When your boy comes down from his room after having played quietly for an hour, standing in front of you, naked from his bath, saying, “I want broom and dustpan, please,” it’s a moment of conflicting emotions.

On the one hand, you’re thrilled with the clear language and request for tools that don’t often get asked for.

On the other hand, you suddenly know how Brad Pitt felt when he asked Morgan Freeman, “WHAT’S IN THE BOX?????” (Yes, it’s an old allusion. Google it, if you need to.)

Suffice it to say, as your boy takes your free hand that isn’t holding the broom and dustpan, and leads you upstairs, there’s a growing sense of despair. You just know you should have gone up sooner to check on the quiet . . . .

I walk in and find the culprit. All this time, I assumed the boy had done whatever the deed was.

But no. It was another little monster . . .

As we shove open the door that’s blocked by basically every blanket in the house, I notice that his room smells a bit nicer than normal. A bit sweeter. Not unlike a chocolate chip cookie.

Then it dawns on me. The container of cookies was missing from the kitchen during dinner.

And there they were.

And the culprit was caught . . . Covered in cookie powder. With all the cookies crumbled to powder and mixed into the blankets and carpet.

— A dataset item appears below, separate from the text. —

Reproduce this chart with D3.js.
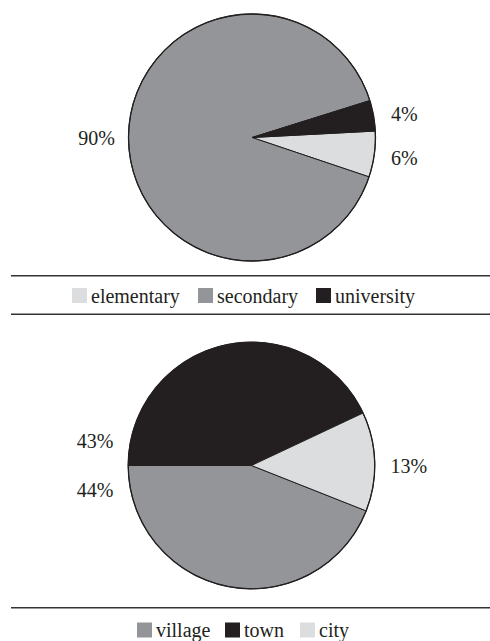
<!DOCTYPE html>
<html>
<head>
<meta charset="utf-8">
<script src="https://cdn.jsdelivr.net/npm/d3@7"></script>
<style>
  body { margin: 0; background: #fff; }
  svg text { font-family: "Liberation Serif", "DejaVu Serif", serif; fill: #231f20; }
</style>
</head>
<body>
<div id="chart"></div>
<script>
// data for the education pie
const eduCategories = ["elementary", "secondary", "university"];
const eduValues = [6, 90, 4];
const eduLabels = ["6%", "90%", "4%"];

// data for the residence pie
const resCategories = ["village", "town", "city"];
const resValues = [44, 43, 13];
const resLabels = ["44%", "43%", "13%"];

const colors = {
  elementary: "#dcdddf", secondary: "#939598", university: "#231f20",
  village: "#939598", town: "#231f20", city: "#dcdddf"
};

const width = 490, height = 641;
const svg = d3.select("#chart").append("svg")
  .attr("width", width)
  .attr("height", height);

const deg = Math.PI / 180;

// draws one pie + its legend band
function drawPie(cats, vals, labels, opts) {
  const g = svg.append("g")
    .attr("transform", `translate(${opts.cx},${opts.cy})`);

  const pie = d3.pie()
    .sort(null)
    .startAngle(opts.start * deg)
    .endAngle((opts.start + 360) * deg);
  const arcs = pie(vals);
  const arc = d3.arc().innerRadius(0).outerRadius(opts.r);

  g.selectAll("path.slice")
    .data(arcs)
    .join("path")
    .attr("class", "slice")
    .attr("d", arc)
    .attr("fill", (d, i) => colors[cats[i]])
    .attr("stroke", "#231f20")
    .attr("stroke-width", 1);

  g.append("circle")
    .attr("r", opts.r)
    .attr("fill", "none")
    .attr("stroke", "#231f20")
    .attr("stroke-width", 1.3);

  // percent labels, placed by hand-read positions
  g.selectAll("text.pct")
    .data(labels)
    .join("text")
    .attr("class", "pct")
    .attr("x", (d, i) => opts.labelPos[i][0])
    .attr("y", (d, i) => opts.labelPos[i][1])
    .attr("text-anchor", (d, i) => opts.labelPos[i][0] < 0 ? "end" : "start")
    .attr("dominant-baseline", "central")
    .style("font-size", "20px")
    .text(d => d);

  // legend rules
  opts.rules.forEach(y => {
    svg.append("line")
      .attr("x1", 11).attr("x2", width)
      .attr("y1", y).attr("y2", y)
      .attr("stroke", "#333")
      .attr("stroke-width", 1.4);
  });

  const leg = svg.append("g");
  cats.forEach((c, i) => {
    const x = opts.legendX[i];
    leg.append("rect")
      .attr("x", x).attr("y", opts.legendY - 7.5)
      .attr("width", 15).attr("height", 15)
      .attr("fill", colors[c]);
    leg.append("text")
      .attr("x", x + 19)
      .attr("y", opts.legendY)
      .attr("dominant-baseline", "central")
      .style("font-size", "20px")
      .text(c);
  });
}

drawPie(eduCategories, eduValues, eduLabels, {
  cx: 252, cy: 137.5, r: 123.5, start: 87,
  labelPos: [[139, 20], [-137, 0], [139, -24]],
  rules: [275.7, 314.3],
  legendX: [72, 198, 316],
  legendY: 295.5
});

drawPie(resCategories, resValues, resLabels, {
  cx: 251.5, cy: 465.5, r: 123.3, start: 111.6,
  labelPos: [[-138, 24], [-138, -25], [139, 0]],
  rules: [607.7],
  legendX: [137, 225, 300],
  legendY: 630
});
</script>
</body>
</html>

Cause Cookie is a messy eater.

But this is what we call progress in our house. While the boy loves turning poptarts to powder at school lunch, his new teacher has taught him to clean up after himself by asking for, you guessed it, the broom and the dustpan, please.

Ah the joy of childhood, and the bittersweet chocolate of growing up and learning to clean the messes that monsters make.

"Children see magic because they look for it." --Christopher Moore, Lamb: The Gospel according to Biff, Jesus' childhood pal.